Changement d'orientation qui est peut-être à rapprocher de la volonté marquée du gouvernement d'encourager le développement des villes moyennes et d'accorder la priorité à la croissance des cités en milieu rural. L'objectif actuel porte sur 3 000 agglomérations.

L'élévation du niveau de vie (le revenu réel par habitant a augmenté de 4,2 % en 1974) provoque un phénomène qu'on n'attendait pas de sitôt : l'URSS commence à s'installer dans la société de consommation. L'automobile, par exemple, n'est plus, comme il y a quelques années, réservée aux hauts dignitaires du régime. En 1974, 1 200 000 voitures ont été fabriquées ; en 1975, la production doit atteindre 1 350 000 unités. Conséquence : des embouteillages à Moscou, où l'on compte 200 000 voitures (mais seulement 20 stations-services !). Les prix cependant font que l'automobile reste un rêve pour beaucoup. La moins chère, la Zaporojetz, coûte environ 25 000 F, alors qu'un OS gagne entre 800 et 1 000 F par mois, un médecin ou un ingénieur entre 900 et 1 100.

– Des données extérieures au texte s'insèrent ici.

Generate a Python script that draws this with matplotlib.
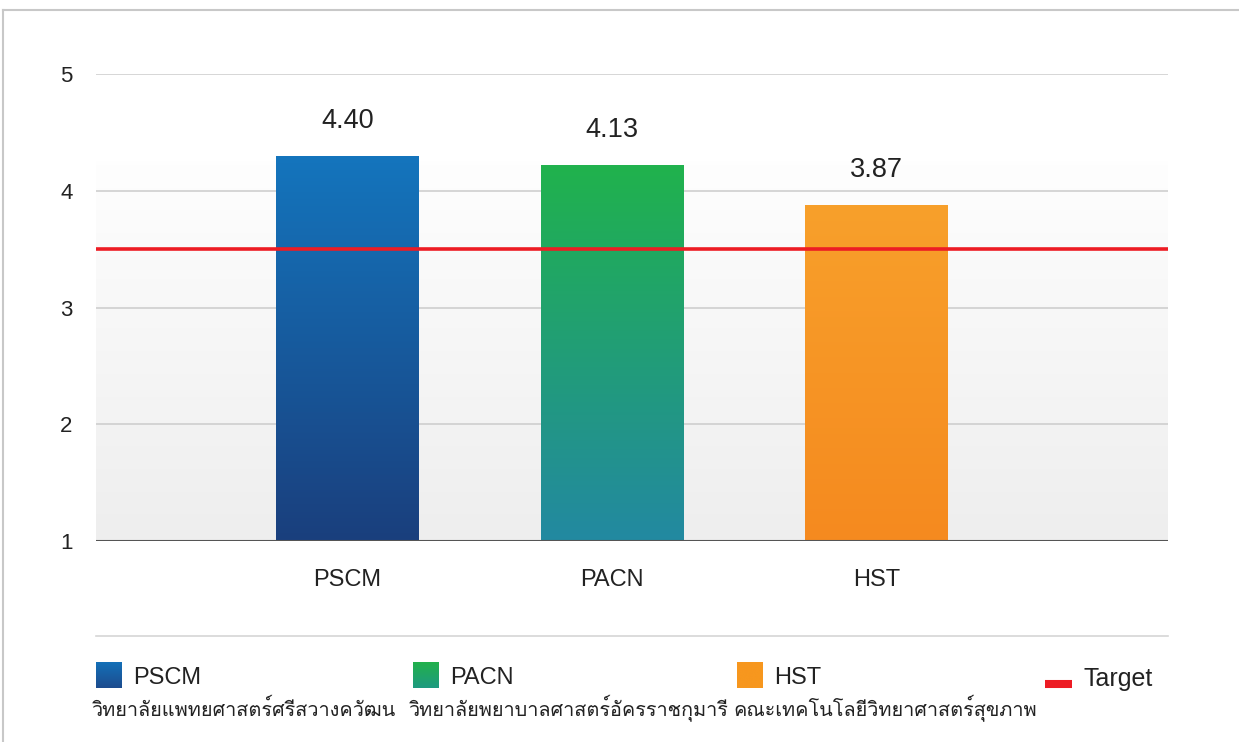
import matplotlib
matplotlib.use("Agg")
import matplotlib.pyplot as plt
import numpy as np
from matplotlib import font_manager
from matplotlib.ft2font import FT2Font
from matplotlib.colors import LinearSegmentedColormap
from matplotlib.lines import Line2D

# data
categories = ["PSCM", "PACN", "HST"]
bar_heights = [4.30, 4.22, 3.88]
value_labels = ["4.40", "4.13", "3.87"]
thai_names = ["วิทยาลัยแพทยศาสตร์ศรีสวางควัฒน",
              "วิทยาลัยพยาบาลศาสตร์อัครราชกุมารี",
              "คณะเทคโนโลยีวิทยาศาสตร์สุขภาพ"]
target = 3.5
yticks = [1, 2, 3, 4, 5]

top_colors = ["#1475bd", "#20b24d", "#f8a02b"]
bottom_colors = ["#1a3f7d", "#2389a1", "#f58a1f"]


# find some font that has Thai glyphs
def find_thai_font():
    for f in font_manager.fontManager.ttflist:
        try:
            if 0x0E27 in FT2Font(f.fname).get_charmap():
                return f.name
        except Exception:
            pass
    return None


thai = find_thai_font()
fam = ["Liberation Sans"] + ([thai] if thai else []) + ["DejaVu Sans"]
plt.rcParams["font.family"] = fam
txt = "#222222"

fig = plt.figure(figsize=(12.39, 7.42), dpi=100)
ax = fig.add_axes([96 / 1239, 1 - 541 / 742, 1072 / 1239, 467 / 742])

x = np.arange(len(categories))
ax.set_xlim(-0.95, 3.10)
ax.set_ylim(1, 5)

# background gradient
bg = np.linspace(0, 1, 100).reshape(-1, 1)
bg_cmap = LinearSegmentedColormap.from_list("bg", ["#eeeeee", "#fefefe"])
ax.imshow(bg, cmap=bg_cmap, extent=[-0.95, 3.10, 1, 4.25], origin="lower",
          aspect="auto", zorder=0)

for yv in yticks[1:]:
    ax.axhline(yv, color="#cfcfcf", lw=1.2, zorder=1)
ax.axhline(1, color="#555555", lw=1.5, zorder=4)

bars = ax.bar(x, np.array(bar_heights) - 1, bottom=1, width=0.54,
              color="none", edgecolor="none", zorder=2)
grad = np.linspace(0, 1, 200).reshape(-1, 1)
for b, h, c0, c1, lab in zip(bars, bar_heights, top_colors, bottom_colors, value_labels):
    cm = LinearSegmentedColormap.from_list("g", [c1, c0])
    x0 = b.get_x()
    im = ax.imshow(grad, cmap=cm, extent=[x0, x0 + b.get_width(), 1, h],
                   origin="lower", aspect="auto", zorder=2)
    im.set_clip_path(b)
    ax.annotate(lab, (b.get_x() + b.get_width() / 2, h), xytext=(0, 25),
                textcoords="offset points", ha="center", va="center",
                fontsize=19.5, color=txt)

ax.axhline(target, color="#ed1c24", lw=2.6, zorder=3)

ax.set_xticks(x)
ax.set_xticklabels(categories, fontsize=17, color=txt)
ax.set_yticks(yticks)
ax.set_yticklabels([str(v) for v in yticks], fontsize=16, color=txt)
ax.tick_params(axis="both", length=0)
ax.tick_params(axis="x", pad=20)
ax.tick_params(axis="y", pad=17)
for s in ax.spines.values():
    s.set_visible(False)

W, H = 1239, 742


def fx(px):
    return px / W


def fy(py):
    return 1 - py / H


# card border
fig.add_artist(Line2D([fx(3), 1], [fy(10), fy(10)], color="#c8c8c8", lw=1.5))
fig.add_artist(Line2D([fx(3), fx(3)], [0, fy(10)], color="#c8c8c8", lw=1.5))

# legend separator
fig.add_artist(Line2D([fx(96), fx(1168)], [fy(636), fy(636)], color="#d6d6d6", lw=1.2))

# legend
leg_x = [96, 413, 737]
leg_top = ["#1470b8", "#22b14c", "#f7971e"]
leg_bot = ["#1d4c8e", "#1e9a80", "#f7971e"]
for lx, name, th, c0, c1 in zip(leg_x, categories, thai_names, leg_top, leg_bot):
    sq = fig.add_axes([fx(lx), fy(688), fx(26), 26 / H])
    sq.imshow(grad, cmap=LinearSegmentedColormap.from_list("s", [c1, c0]),
              origin="lower", aspect="auto")
    sq.axis("off")
    fig.text(fx(lx + 37), fy(678), name, fontsize=17, color=txt, va="center")
    fig.text(fx(lx - 4), fy(709), th, fontsize=14.3, color=txt, va="center")

fig.add_artist(Line2D([fx(1045), fx(1072)], [fy(684), fy(684)], color="#ed1c24",
                      lw=5.8, solid_capstyle="butt"))
fig.text(fx(1083), fy(679), "Target", fontsize=18, color=txt, va="center")

fig.savefig("out.png", dpi=100)
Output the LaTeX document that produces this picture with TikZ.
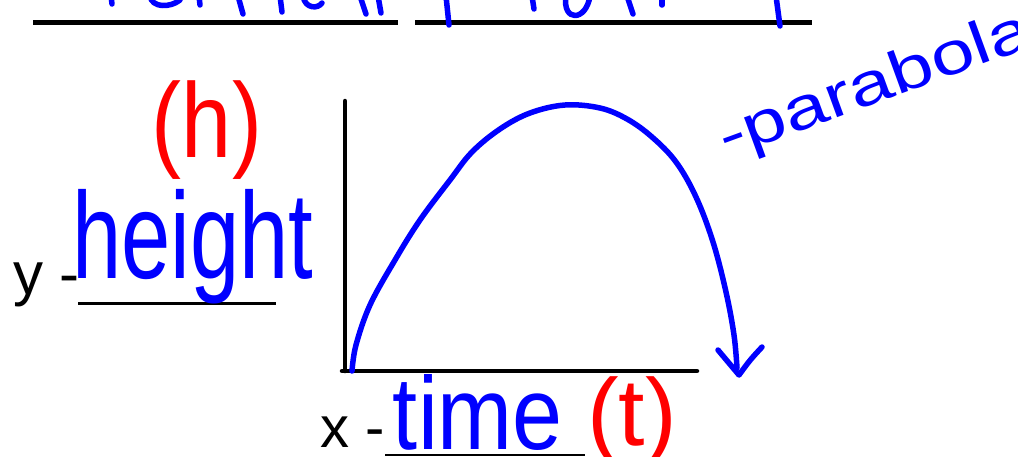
\documentclass[tikz,border=0pt]{standalone}
\usepackage{fontspec}
\setmainfont{Liberation Sans}
\usepackage{tikz}
\usetikzlibrary{arrows.meta}
\definecolor{inkblue}{RGB}{0, 0, 255}
\definecolor{inkred}{RGB}{255, 0, 0}
\newcommand{\inksize}[1]{\fontsize{#1}{#1}\selectfont}

\begin{document}
\begin{tikzpicture}[x=1pt, y=-1pt,
    ink/.style={inkblue, line width=5.5pt, line cap=round, line join=round},
    ruleline/.style={black, line width=#1},
    word/.style={inner sep=0pt, anchor=base}]
    \useasboundingbox (0,0) rectangle (1018,456);
    \clip (0,0) rectangle (1018,456);
    % blanks at the top, writing cut off above them
    \draw[ruleline=5pt] (33,22) -- (398,22);
    \draw[ruleline=5pt] (415,22) -- (812,22);
    \foreach \xa/\xb/\yb in {111/112/4, 199/200/5, 238/243/14, 280/282/12,
        360/366/14, 378/381/13, 446/449/25, 532/534/9, 627/633/14, 662/662/5, 776/780/26}
    {
        \draw[ink] (\xa,-4) -- (\xb,\yb);
    }
    \draw[ink] (150,-4) .. controls (152,8) and (170,8) .. (180,0);
    \draw[ink] (303,-4) .. controls (305,9) and (318,9) .. (322,3);
    \draw[ink] (566,-4) .. controls (562,22) and (586,22) .. (590,-4);
    % axes
    \coordinate (ytop) at (345,101);
    \coordinate (origin) at (345,371);
    \coordinate (xend) at (697,371);
    \draw[ruleline=4.5pt, line cap=round] (ytop) -- (origin);
    \draw[ruleline=4.5pt, line cap=round] (342,371) -- (xend);
    % path of the object
    \draw[ink] plot[smooth, tension=0.6] coordinates {(352,371) (356,345) (370,305)
        (395,260) (420,220) (450,180) (472,152) (500,129) (530,113) (565,105)
        (600,108) (627,119) (652,137) (676,162) (696,197) (713,242) (726,292)
        (734,335) (737,368)};
    \coordinate (tip) at (739,375);
    \draw[ink] (718,350) -- (tip) .. controls (750,360) .. (762,347);
    % labels
    \node[word, anchor=base west, font=\inksize{60}] (ylab) at (13,294) {y -};
    \draw[ruleline=3pt] (78,303) -- (276,303);
    \node[word, inkred, font=\inksize{106}, xscale=0.85] (hsym) at (207,157) {(h)};
    \node[word, inkblue, font=\inksize{123}, xscale=0.72] (height) at (193,278) {height};
    \node[word, anchor=base west, font=\inksize{58}] (xlab) at (320,447) {x -};
    \draw[ruleline=2pt] (385,455) -- (585,455);
    \node[word, inkblue, font=\inksize{90}, yscale=1.15] (time) at (478,449) {time};
    \node[word, inkred, font=\inksize{95}] (tsym) at (632,445) {(t)};
    \node[word, anchor=base west, inkblue, font=\inksize{60}, rotate=20, xscale=1.3] (parab) at (726,158) {-parabola};
\end{tikzpicture}
\end{document}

La mode, qui s'occidentalise, est un autre signe de cette évolution. Il y a peu encore, elle était considérée comme « une survivance pure et simple du capitalisme », et tissus, coloris, façon faisaient le désespoir des jeunes. On voit désormais de plus en plus de paysannes en minijupes, de filles et garçons des villes en blue-jeans. Mieux : ces mêmes jeans vont être fabriqués en URSS. Le ministre de l'Industrie légère annonce, en mai, que d'ici à douze mois 20 millions de pantalons, 5 millions d'ensembles seront fabriqués. Ce qui devrait mettre le jean made in URSS à un prix plus abordable ; le Levis se vend aujourd'hui entre 500 et 700 F. Détail significatif : des instructions ont été données pour que la toile ait ce bleu américain qui fait sa renommée et son chic.